AVAILABLE DATA:
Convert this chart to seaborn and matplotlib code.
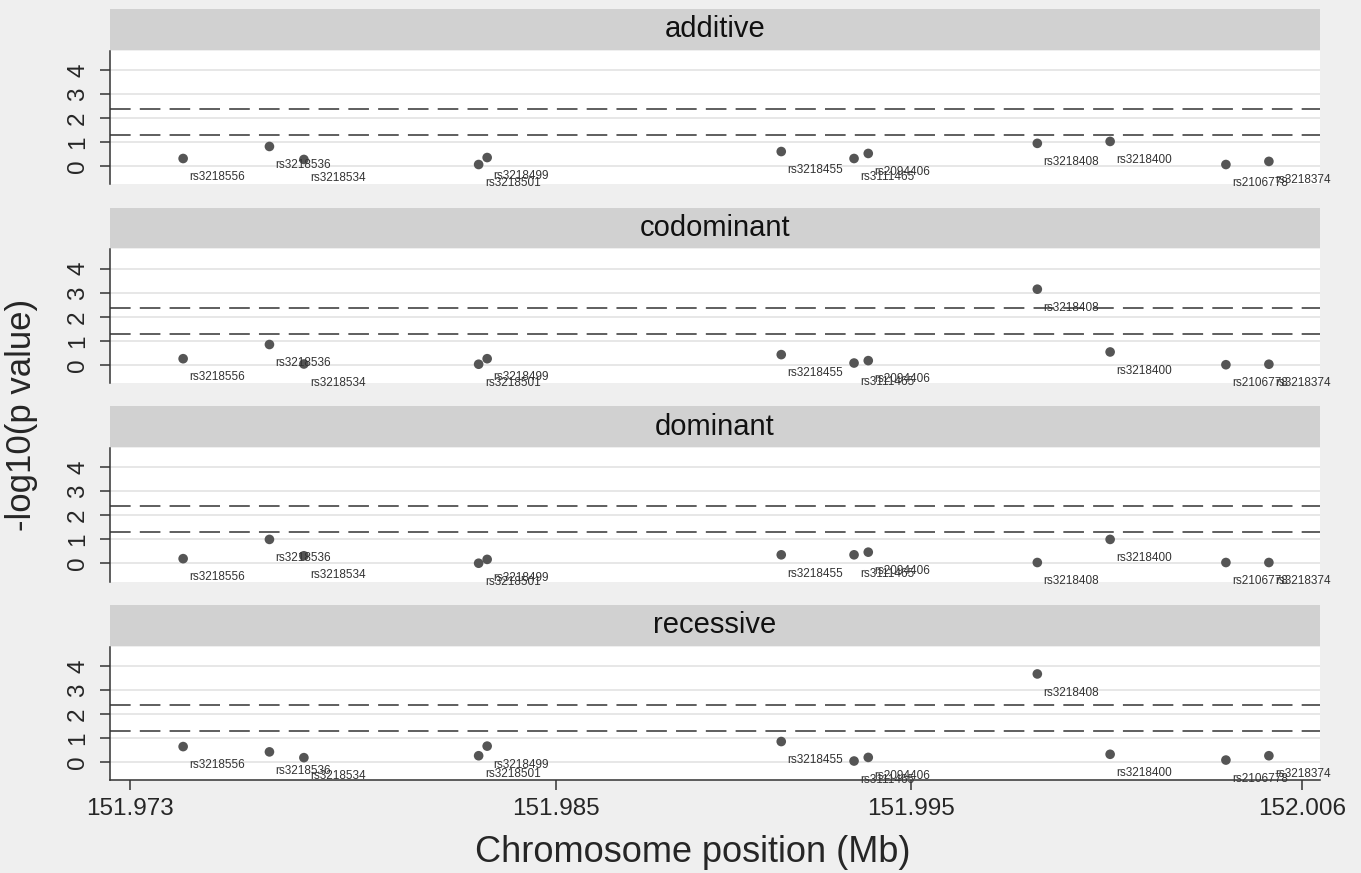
import numpy as np
import pandas as pd
import seaborn as sns
import matplotlib.pyplot as plt
from matplotlib.patches import Rectangle

snps = ['rs3218556', 'rs3218536', 'rs3218534', 'rs3218501', 'rs3218499', 'rs3218455',
        'rs3111465', 'rs2094406', 'rs3218408', 'rs3218400', 'rs2106778', 'rs3218374']
pos_mb = [151.97450, 151.97693, 151.97790, 151.98282, 151.98306, 151.99134,
          151.99339, 151.99379, 151.99855, 152.00060, 152.00386, 152.00507]

models = ['additive', 'codominant', 'dominant', 'recessive']
additive = [0.33, 0.83, 0.29, 0.08, 0.37, 0.62, 0.33, 0.54, 0.96, 1.04, 0.08, 0.21]
codominant = [0.26, 0.85, 0.04, 0.03, 0.26, 0.43, 0.08, 0.18, 3.15, 0.54, 0.01, 0.03]
dominant = [0.20, 1.00, 0.32, 0.01, 0.17, 0.36, 0.36, 0.47, 0.04, 1.00, 0.04, 0.04]
recessive = [0.64, 0.42, 0.18, 0.26, 0.66, 0.85, 0.04, 0.19, 3.66, 0.32, 0.08, 0.26]

thresholds = [1.30, 2.38]
x_ticks = [151.973, 151.985, 151.995, 152.006]
y_ticks = [0, 1, 2, 3, 4]

frames = []
for name, vals in zip(models, [additive, codominant, dominant, recessive]):
    frames.append(pd.DataFrame({'model': name, 'snp': snps, 'pos': pos_mb, 'logp': vals}))
df = pd.concat(frames, ignore_index=True)

sns.set_style('white')
plt.rcParams['font.family'] = ['Liberation Sans', 'DejaVu Sans']

g = sns.FacetGrid(df, row='model', row_order=models, sharex=True, sharey=True,
                  height=2.0, aspect=6.5, despine=False)
g.map_dataframe(sns.scatterplot, x='pos', y='logp', color='#555555', s=48,
                edgecolor='none', zorder=4)
g.set_axis_labels('', '')

fig = g.figure
fig.set_facecolor('#efefef')

for i, (ax, name) in enumerate(zip(g.axes.flat, models)):
    sub = df[df['model'] == name]
    ax.set_title('')
    ax.set_facecolor('white')
    ax.set_xlim(151.97244, 152.00651)
    ax.set_ylim(-0.75, 4.8)
    ax.set_yticks(y_ticks)
    ax.set_yticklabels([str(t) for t in y_ticks])
    ax.grid(axis='y', color='#e3e3e3', lw=1.2, zorder=0)
    ax.grid(axis='x', visible=False)
    for t in thresholds:
        ax.axhline(t, color='#333333', lw=1.1, ls=(0, (13.5, 6.0)), zorder=2)
    for _, r in sub.iterrows():
        ax.annotate(r['snp'], (r['pos'], r['logp']), xytext=(4.5, -13.5),
                    textcoords='offset points', ha='left', va='center',
                    fontsize=8.5, color='#333333', annotation_clip=False, zorder=5)
    for s in ['top', 'right']:
        ax.spines[s].set_visible(False)
    ax.spines['left'].set_color('#333333')
    ax.spines['left'].set_linewidth(1.1)
    ax.tick_params(axis='y', labelrotation=90, labelsize=17.5, pad=8, length=7,
                   width=1.1, color='#333333', left=True)
    for lab in ax.get_yticklabels():
        lab.set_va('center')
    if i < len(models) - 1:
        ax.spines['bottom'].set_visible(False)
        ax.tick_params(axis='x', length=0, labelbottom=False)
    else:
        ax.spines['bottom'].set_color('#333333')
        ax.spines['bottom'].set_linewidth(1.1)
        ax.set_xticks(x_ticks)
        ax.set_xticklabels([f'{t:.3f}' for t in x_ticks])
        ax.tick_params(axis='x', labelsize=17.5, pad=6, length=7, width=1.1,
                       color='#333333', bottom=True)
    # strip header
    ax.add_patch(Rectangle((0, 1.0075), 1, 0.307, transform=ax.transAxes,
                           facecolor='#d1d1d1', edgecolor='none', clip_on=False))
    ax.text(0.5, 1.0075 + 0.1535, name, transform=ax.transAxes, ha='center',
            va='center', fontsize=21, color='#111111')

fig.set_size_inches(13.61, 8.73)
fig.subplots_adjust(left=0.0808, right=0.9699, top=0.9416, bottom=0.1065, hspace=0.487)
fig.text(0.016, 0.525, '-log10(p value)', rotation=90, ha='center', va='center', fontsize=25)
fig.text(0.509, 0.024, 'Chromosome position (Mb)', ha='center', va='center', fontsize=26)

fig.savefig('out.png', dpi=100, facecolor=fig.get_facecolor())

SET PROBLEM:
Pictures stay out. Print the data exactly, from its first line through the line containing "fig.set_facecolor('#efefef')".

FINISHED ANSWER:
Convert this chart to seaborn and matplotlib code.
import numpy as np
import pandas as pd
import seaborn as sns
import matplotlib.pyplot as plt
from matplotlib.patches import Rectangle

snps = ['rs3218556', 'rs3218536', 'rs3218534', 'rs3218501', 'rs3218499', 'rs3218455',
        'rs3111465', 'rs2094406', 'rs3218408', 'rs3218400', 'rs2106778', 'rs3218374']
pos_mb = [151.97450, 151.97693, 151.97790, 151.98282, 151.98306, 151.99134,
          151.99339, 151.99379, 151.99855, 152.00060, 152.00386, 152.00507]

models = ['additive', 'codominant', 'dominant', 'recessive']
additive = [0.33, 0.83, 0.29, 0.08, 0.37, 0.62, 0.33, 0.54, 0.96, 1.04, 0.08, 0.21]
codominant = [0.26, 0.85, 0.04, 0.03, 0.26, 0.43, 0.08, 0.18, 3.15, 0.54, 0.01, 0.03]
dominant = [0.20, 1.00, 0.32, 0.01, 0.17, 0.36, 0.36, 0.47, 0.04, 1.00, 0.04, 0.04]
recessive = [0.64, 0.42, 0.18, 0.26, 0.66, 0.85, 0.04, 0.19, 3.66, 0.32, 0.08, 0.26]

thresholds = [1.30, 2.38]
x_ticks = [151.973, 151.985, 151.995, 152.006]
y_ticks = [0, 1, 2, 3, 4]

frames = []
for name, vals in zip(models, [additive, codominant, dominant, recessive]):
    frames.append(pd.DataFrame({'model': name, 'snp': snps, 'pos': pos_mb, 'logp': vals}))
df = pd.concat(frames, ignore_index=True)

sns.set_style('white')
plt.rcParams['font.family'] = ['Liberation Sans', 'DejaVu Sans']

g = sns.FacetGrid(df, row='model', row_order=models, sharex=True, sharey=True,
                  height=2.0, aspect=6.5, despine=False)
g.map_dataframe(sns.scatterplot, x='pos', y='logp', color='#555555', s=48,
                edgecolor='none', zorder=4)
g.set_axis_labels('', '')

fig = g.figure
fig.set_facecolor('#efefef')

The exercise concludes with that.